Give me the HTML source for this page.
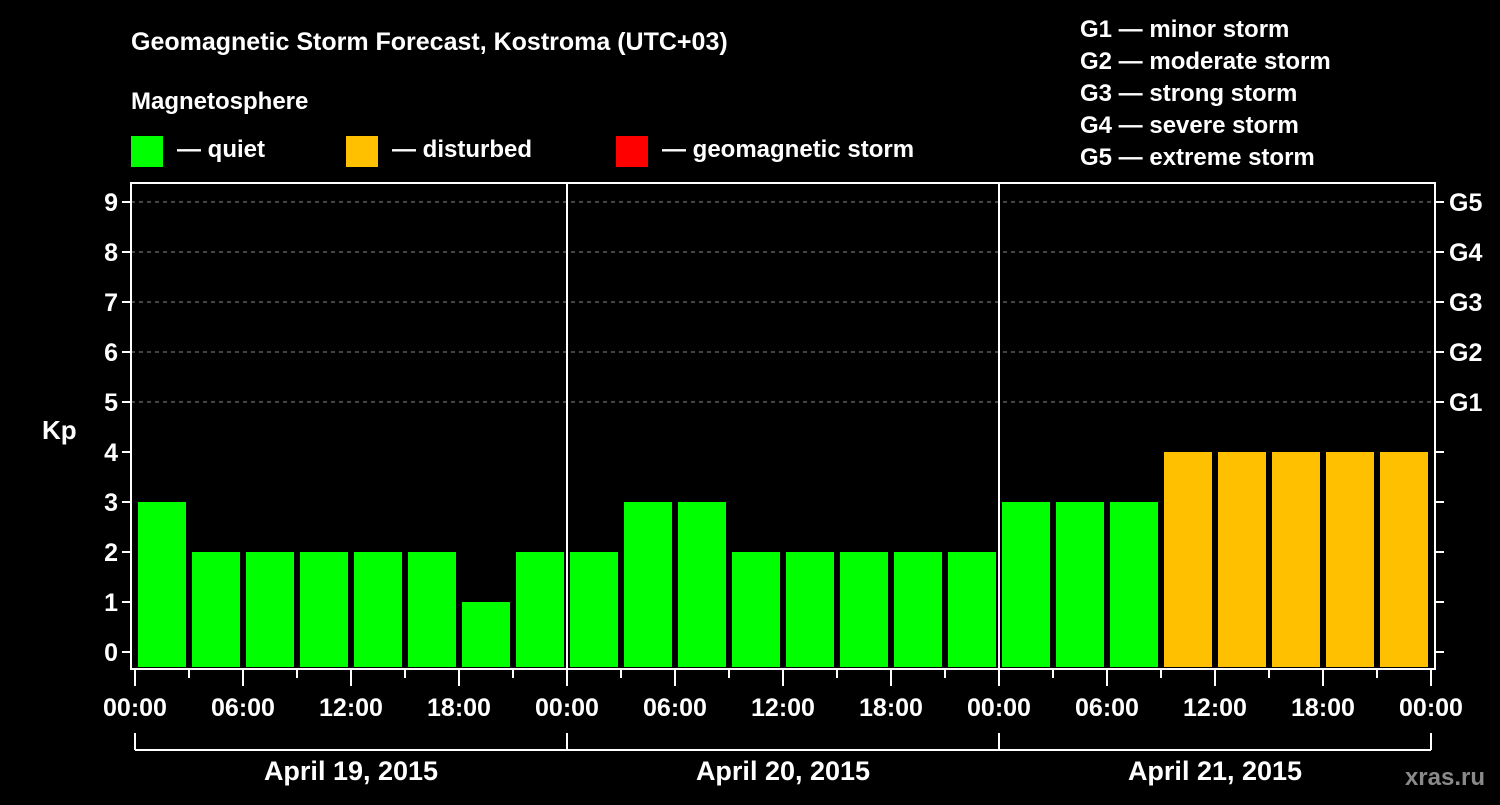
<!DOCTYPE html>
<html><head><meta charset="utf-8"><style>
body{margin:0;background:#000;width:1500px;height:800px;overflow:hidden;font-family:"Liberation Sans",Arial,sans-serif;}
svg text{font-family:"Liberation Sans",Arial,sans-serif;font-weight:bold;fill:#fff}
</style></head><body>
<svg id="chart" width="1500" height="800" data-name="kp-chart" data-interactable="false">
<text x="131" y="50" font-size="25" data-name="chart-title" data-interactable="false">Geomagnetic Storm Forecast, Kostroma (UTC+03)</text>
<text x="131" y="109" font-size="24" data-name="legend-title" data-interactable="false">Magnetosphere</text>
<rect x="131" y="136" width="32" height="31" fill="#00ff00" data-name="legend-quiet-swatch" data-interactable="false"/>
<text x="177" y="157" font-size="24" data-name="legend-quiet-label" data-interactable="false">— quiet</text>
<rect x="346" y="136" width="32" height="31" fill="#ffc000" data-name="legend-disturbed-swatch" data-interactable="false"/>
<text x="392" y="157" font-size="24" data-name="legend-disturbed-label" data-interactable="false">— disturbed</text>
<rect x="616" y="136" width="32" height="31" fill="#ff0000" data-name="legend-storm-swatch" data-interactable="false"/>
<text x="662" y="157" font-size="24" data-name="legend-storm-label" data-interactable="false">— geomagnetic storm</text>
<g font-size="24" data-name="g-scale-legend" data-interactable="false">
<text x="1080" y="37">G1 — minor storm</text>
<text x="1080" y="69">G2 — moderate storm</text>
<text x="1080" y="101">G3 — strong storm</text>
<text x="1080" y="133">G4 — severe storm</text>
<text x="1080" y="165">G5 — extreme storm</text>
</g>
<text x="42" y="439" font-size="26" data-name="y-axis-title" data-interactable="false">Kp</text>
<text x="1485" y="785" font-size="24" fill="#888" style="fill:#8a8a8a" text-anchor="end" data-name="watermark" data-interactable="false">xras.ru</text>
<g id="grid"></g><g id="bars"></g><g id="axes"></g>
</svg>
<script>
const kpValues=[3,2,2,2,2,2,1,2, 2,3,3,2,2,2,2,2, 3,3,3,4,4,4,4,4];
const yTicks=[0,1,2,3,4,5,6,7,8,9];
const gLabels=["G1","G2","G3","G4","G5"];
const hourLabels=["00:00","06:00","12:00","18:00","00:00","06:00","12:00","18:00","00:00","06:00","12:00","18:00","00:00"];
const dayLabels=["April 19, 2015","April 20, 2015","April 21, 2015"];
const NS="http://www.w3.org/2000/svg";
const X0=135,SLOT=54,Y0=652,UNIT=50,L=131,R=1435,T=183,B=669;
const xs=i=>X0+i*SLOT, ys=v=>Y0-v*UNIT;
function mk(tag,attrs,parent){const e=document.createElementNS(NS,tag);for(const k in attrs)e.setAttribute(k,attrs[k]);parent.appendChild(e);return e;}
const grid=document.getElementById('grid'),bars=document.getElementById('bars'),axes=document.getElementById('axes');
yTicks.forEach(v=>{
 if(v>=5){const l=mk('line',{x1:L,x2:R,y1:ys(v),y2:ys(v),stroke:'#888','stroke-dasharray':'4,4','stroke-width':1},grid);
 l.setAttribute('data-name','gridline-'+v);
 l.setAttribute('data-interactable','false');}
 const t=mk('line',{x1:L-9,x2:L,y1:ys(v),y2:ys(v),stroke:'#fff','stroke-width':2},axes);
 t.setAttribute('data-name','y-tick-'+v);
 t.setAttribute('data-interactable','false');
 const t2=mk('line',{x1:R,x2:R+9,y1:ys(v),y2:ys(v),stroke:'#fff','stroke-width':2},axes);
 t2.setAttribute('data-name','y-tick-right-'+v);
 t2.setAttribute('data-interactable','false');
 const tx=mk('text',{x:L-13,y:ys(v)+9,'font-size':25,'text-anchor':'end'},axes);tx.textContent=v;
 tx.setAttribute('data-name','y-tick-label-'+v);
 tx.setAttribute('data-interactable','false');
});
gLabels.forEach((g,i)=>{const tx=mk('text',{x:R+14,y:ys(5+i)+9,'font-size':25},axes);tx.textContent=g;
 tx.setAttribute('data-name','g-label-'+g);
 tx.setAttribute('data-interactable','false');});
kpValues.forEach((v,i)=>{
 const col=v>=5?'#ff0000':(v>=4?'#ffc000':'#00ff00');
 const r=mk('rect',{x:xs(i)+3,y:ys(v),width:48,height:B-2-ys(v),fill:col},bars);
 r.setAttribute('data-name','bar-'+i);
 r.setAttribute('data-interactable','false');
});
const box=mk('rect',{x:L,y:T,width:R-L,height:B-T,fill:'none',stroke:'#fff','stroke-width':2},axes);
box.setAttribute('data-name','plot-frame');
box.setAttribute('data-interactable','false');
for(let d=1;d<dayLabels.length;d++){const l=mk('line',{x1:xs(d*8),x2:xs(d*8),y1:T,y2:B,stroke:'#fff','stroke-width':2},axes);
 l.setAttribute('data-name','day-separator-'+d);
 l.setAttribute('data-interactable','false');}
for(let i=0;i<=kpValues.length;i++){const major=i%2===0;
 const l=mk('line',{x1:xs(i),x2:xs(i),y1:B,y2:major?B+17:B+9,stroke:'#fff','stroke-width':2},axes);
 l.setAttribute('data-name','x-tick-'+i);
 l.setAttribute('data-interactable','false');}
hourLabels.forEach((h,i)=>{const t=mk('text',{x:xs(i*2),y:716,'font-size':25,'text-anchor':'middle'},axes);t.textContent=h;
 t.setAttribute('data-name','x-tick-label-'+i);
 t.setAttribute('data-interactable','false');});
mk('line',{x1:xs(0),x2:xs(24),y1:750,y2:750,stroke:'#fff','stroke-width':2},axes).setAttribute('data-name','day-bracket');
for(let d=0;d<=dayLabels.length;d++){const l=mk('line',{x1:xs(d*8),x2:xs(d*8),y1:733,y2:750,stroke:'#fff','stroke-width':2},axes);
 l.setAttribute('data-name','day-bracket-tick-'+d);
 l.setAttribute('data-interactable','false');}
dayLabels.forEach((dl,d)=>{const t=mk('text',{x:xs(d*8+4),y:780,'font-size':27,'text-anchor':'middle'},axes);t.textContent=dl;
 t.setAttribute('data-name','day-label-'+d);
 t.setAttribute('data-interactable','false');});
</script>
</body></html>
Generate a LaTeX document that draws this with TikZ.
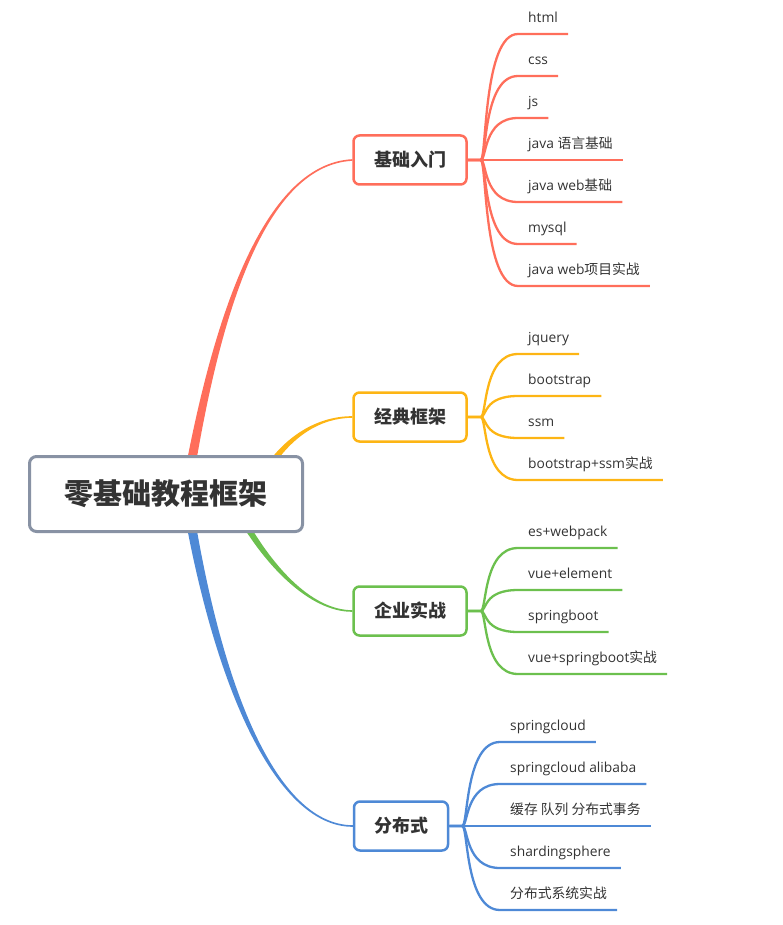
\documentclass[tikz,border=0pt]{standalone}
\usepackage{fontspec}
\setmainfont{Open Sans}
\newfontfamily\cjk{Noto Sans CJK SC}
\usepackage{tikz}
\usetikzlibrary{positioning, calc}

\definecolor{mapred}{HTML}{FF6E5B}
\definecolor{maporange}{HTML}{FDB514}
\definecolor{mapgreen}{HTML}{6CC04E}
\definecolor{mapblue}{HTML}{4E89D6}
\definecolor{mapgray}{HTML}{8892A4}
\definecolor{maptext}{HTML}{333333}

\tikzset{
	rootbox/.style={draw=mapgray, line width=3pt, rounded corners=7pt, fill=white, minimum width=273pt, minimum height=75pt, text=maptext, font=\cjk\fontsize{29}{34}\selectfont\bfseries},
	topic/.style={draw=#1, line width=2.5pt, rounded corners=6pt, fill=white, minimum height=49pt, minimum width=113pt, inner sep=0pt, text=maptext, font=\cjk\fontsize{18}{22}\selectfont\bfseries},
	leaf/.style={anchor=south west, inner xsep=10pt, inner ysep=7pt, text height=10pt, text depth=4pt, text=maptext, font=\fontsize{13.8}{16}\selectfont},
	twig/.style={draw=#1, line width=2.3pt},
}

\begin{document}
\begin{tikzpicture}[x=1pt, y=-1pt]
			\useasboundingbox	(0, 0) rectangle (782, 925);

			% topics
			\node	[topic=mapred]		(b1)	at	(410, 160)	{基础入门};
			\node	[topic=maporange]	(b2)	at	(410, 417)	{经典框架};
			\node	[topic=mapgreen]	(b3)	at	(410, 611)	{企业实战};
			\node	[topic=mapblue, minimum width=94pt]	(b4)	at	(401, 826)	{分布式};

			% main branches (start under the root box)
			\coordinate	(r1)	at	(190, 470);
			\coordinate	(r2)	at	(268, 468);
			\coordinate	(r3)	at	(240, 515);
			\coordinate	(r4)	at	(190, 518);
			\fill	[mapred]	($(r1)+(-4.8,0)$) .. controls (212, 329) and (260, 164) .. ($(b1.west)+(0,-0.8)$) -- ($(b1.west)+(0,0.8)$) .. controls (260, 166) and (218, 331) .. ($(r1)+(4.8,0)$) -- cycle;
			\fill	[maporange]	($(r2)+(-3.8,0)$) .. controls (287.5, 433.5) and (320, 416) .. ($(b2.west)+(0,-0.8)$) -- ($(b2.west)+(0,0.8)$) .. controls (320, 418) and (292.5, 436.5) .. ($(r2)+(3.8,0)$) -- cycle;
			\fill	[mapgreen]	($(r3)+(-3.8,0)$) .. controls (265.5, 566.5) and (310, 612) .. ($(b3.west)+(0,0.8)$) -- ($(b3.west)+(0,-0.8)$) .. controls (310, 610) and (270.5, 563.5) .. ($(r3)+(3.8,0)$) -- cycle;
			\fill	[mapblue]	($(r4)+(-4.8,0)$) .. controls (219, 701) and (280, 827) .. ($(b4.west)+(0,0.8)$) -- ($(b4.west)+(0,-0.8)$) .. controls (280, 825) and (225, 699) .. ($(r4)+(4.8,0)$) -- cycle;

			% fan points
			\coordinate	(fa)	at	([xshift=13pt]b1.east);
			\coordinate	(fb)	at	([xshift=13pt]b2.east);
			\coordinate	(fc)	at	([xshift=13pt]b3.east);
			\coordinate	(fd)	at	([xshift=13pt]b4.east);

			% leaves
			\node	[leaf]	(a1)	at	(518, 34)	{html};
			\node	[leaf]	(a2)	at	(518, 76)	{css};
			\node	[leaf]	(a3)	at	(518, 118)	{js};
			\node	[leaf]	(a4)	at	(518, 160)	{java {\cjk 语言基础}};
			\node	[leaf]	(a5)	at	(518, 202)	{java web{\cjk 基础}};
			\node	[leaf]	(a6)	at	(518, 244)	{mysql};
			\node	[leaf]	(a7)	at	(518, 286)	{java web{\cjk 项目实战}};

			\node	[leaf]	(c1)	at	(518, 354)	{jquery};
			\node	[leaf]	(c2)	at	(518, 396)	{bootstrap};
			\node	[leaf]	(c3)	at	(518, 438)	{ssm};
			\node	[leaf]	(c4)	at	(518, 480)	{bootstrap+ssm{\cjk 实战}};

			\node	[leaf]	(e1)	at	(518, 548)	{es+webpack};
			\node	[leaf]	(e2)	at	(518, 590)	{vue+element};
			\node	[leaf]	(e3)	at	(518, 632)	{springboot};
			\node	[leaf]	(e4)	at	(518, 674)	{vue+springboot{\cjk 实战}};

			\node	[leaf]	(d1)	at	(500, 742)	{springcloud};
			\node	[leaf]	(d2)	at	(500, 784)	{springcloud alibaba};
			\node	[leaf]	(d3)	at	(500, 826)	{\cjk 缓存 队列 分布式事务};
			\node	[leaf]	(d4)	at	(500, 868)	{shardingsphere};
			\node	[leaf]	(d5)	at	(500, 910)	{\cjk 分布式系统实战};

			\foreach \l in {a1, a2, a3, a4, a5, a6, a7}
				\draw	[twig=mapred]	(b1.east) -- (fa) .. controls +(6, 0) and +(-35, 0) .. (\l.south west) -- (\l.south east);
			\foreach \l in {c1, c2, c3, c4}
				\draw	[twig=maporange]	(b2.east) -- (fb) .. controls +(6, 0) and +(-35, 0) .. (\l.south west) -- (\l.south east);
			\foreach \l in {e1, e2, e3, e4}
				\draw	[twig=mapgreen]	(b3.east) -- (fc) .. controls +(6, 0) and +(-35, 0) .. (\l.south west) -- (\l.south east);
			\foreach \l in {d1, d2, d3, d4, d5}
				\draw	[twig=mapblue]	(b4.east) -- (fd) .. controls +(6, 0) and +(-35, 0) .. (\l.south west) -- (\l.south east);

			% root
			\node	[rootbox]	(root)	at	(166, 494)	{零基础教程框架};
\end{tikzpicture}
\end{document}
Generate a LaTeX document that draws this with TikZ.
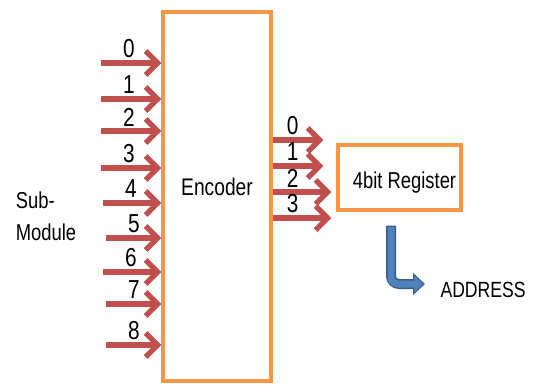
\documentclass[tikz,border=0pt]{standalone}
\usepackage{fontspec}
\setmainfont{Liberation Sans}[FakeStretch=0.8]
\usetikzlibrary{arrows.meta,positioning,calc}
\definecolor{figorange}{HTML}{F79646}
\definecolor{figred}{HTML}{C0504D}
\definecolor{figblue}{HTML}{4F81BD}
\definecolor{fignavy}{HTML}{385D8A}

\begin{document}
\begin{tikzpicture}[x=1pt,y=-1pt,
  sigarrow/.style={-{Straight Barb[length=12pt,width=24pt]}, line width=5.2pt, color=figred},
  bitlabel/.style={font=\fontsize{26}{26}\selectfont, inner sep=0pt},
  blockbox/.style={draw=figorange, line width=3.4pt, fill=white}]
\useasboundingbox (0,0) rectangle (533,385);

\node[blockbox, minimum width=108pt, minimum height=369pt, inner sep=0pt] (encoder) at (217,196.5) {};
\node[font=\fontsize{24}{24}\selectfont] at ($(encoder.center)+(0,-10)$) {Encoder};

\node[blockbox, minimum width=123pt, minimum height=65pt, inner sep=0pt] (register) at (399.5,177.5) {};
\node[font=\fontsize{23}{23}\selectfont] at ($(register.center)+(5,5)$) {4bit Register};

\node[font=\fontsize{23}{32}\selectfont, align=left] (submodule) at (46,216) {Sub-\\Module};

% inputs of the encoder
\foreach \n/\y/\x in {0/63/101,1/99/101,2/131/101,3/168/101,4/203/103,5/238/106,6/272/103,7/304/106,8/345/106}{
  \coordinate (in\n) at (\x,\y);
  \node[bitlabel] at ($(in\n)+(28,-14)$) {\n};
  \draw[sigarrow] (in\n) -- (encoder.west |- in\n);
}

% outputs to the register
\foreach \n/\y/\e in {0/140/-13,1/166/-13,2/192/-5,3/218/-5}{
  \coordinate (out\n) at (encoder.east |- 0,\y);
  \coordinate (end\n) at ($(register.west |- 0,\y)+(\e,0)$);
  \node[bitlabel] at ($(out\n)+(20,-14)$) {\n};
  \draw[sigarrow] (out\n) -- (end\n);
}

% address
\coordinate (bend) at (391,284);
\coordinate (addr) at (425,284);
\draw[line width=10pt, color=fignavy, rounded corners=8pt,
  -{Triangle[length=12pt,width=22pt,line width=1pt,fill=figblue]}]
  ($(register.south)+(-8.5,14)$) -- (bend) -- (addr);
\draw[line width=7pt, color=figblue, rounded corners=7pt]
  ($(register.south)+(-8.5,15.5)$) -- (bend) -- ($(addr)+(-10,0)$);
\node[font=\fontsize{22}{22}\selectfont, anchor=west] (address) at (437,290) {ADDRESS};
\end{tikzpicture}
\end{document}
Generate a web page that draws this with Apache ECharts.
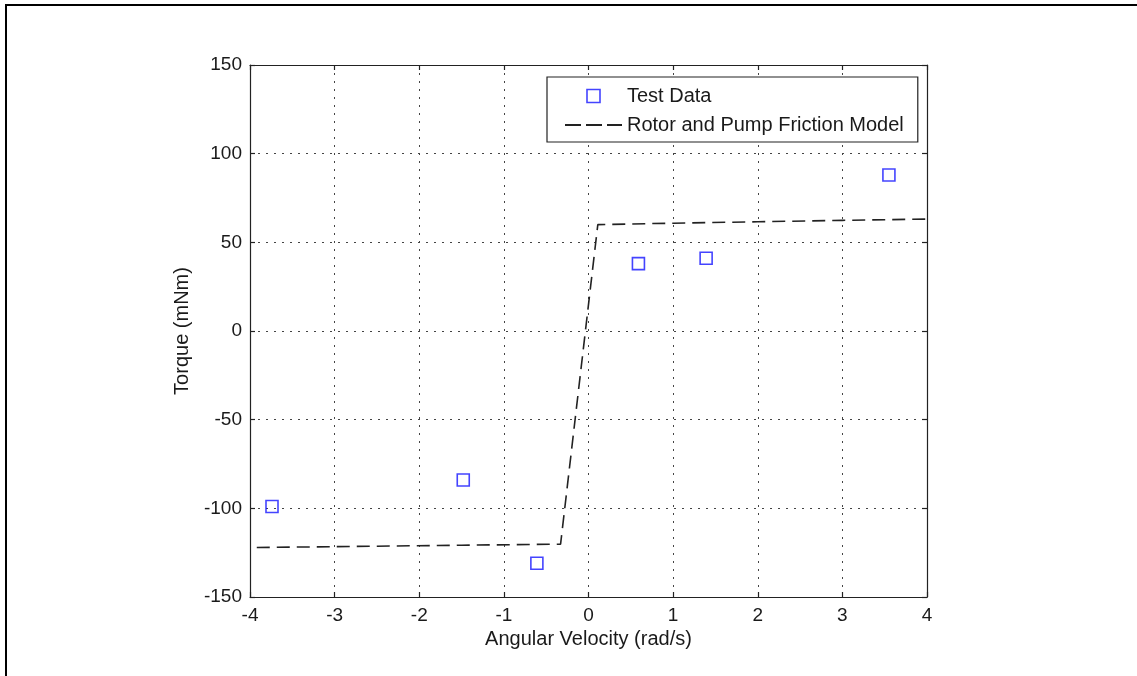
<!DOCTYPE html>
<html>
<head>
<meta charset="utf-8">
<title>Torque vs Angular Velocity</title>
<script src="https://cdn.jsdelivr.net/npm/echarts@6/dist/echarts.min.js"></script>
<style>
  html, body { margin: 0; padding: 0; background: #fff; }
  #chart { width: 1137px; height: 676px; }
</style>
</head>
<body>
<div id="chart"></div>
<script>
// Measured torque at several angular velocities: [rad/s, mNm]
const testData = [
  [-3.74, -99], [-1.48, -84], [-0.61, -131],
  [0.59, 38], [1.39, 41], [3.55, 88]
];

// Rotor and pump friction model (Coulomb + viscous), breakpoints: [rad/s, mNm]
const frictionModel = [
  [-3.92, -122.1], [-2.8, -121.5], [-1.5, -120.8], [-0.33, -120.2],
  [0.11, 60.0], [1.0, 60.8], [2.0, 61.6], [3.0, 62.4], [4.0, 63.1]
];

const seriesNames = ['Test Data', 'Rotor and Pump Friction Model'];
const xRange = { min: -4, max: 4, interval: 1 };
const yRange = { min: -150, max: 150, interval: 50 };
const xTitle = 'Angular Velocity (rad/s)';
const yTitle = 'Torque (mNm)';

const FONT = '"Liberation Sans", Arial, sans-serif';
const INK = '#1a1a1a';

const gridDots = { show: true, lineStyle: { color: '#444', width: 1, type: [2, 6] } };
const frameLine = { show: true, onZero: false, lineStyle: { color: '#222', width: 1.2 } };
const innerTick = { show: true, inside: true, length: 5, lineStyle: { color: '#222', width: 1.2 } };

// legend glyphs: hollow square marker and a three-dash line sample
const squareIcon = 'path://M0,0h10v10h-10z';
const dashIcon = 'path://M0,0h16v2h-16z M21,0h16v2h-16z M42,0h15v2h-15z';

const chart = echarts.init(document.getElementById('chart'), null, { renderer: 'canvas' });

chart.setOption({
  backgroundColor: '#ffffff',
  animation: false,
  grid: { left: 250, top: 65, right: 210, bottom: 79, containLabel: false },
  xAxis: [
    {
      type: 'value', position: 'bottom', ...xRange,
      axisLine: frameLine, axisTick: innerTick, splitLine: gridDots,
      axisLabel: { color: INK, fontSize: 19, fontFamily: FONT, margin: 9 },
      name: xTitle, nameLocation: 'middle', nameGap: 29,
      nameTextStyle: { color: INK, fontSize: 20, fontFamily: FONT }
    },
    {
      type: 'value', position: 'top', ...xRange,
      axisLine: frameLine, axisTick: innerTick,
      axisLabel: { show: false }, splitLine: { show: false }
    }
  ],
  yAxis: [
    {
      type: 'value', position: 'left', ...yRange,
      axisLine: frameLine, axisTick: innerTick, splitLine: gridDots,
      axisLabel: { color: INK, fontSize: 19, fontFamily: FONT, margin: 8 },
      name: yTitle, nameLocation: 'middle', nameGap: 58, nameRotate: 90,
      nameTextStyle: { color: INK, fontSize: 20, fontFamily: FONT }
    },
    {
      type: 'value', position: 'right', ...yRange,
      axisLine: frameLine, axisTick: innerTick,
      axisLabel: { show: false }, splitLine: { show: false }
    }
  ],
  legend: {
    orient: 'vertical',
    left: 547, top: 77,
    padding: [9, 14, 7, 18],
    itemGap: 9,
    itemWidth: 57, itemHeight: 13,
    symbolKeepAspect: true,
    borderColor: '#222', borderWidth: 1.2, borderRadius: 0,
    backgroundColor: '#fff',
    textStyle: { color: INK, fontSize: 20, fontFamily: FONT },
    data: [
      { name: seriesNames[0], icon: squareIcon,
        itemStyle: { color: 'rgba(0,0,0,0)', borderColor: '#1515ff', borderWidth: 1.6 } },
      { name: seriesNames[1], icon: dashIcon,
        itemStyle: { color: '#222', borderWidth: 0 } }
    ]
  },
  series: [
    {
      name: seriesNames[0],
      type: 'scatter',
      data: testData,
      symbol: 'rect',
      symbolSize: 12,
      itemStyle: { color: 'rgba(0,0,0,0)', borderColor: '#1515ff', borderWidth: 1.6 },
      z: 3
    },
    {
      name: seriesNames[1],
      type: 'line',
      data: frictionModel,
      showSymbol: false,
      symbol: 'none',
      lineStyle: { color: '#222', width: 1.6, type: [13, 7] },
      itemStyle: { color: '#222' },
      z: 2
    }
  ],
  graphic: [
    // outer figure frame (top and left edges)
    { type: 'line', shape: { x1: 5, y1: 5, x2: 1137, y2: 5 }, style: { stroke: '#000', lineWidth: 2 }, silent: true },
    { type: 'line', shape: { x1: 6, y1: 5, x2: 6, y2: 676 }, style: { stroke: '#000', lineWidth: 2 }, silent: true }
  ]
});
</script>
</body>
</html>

★ ★ ★

Direction
Show all lines from the records above where the word "this" occurs.

Task result
Give me the HTML source for this page.
Generate a LaTeX document that draws this with TikZ.
Generate a LaTeX document that draws this with TikZ.
Generate a web page that draws this with Apache ECharts.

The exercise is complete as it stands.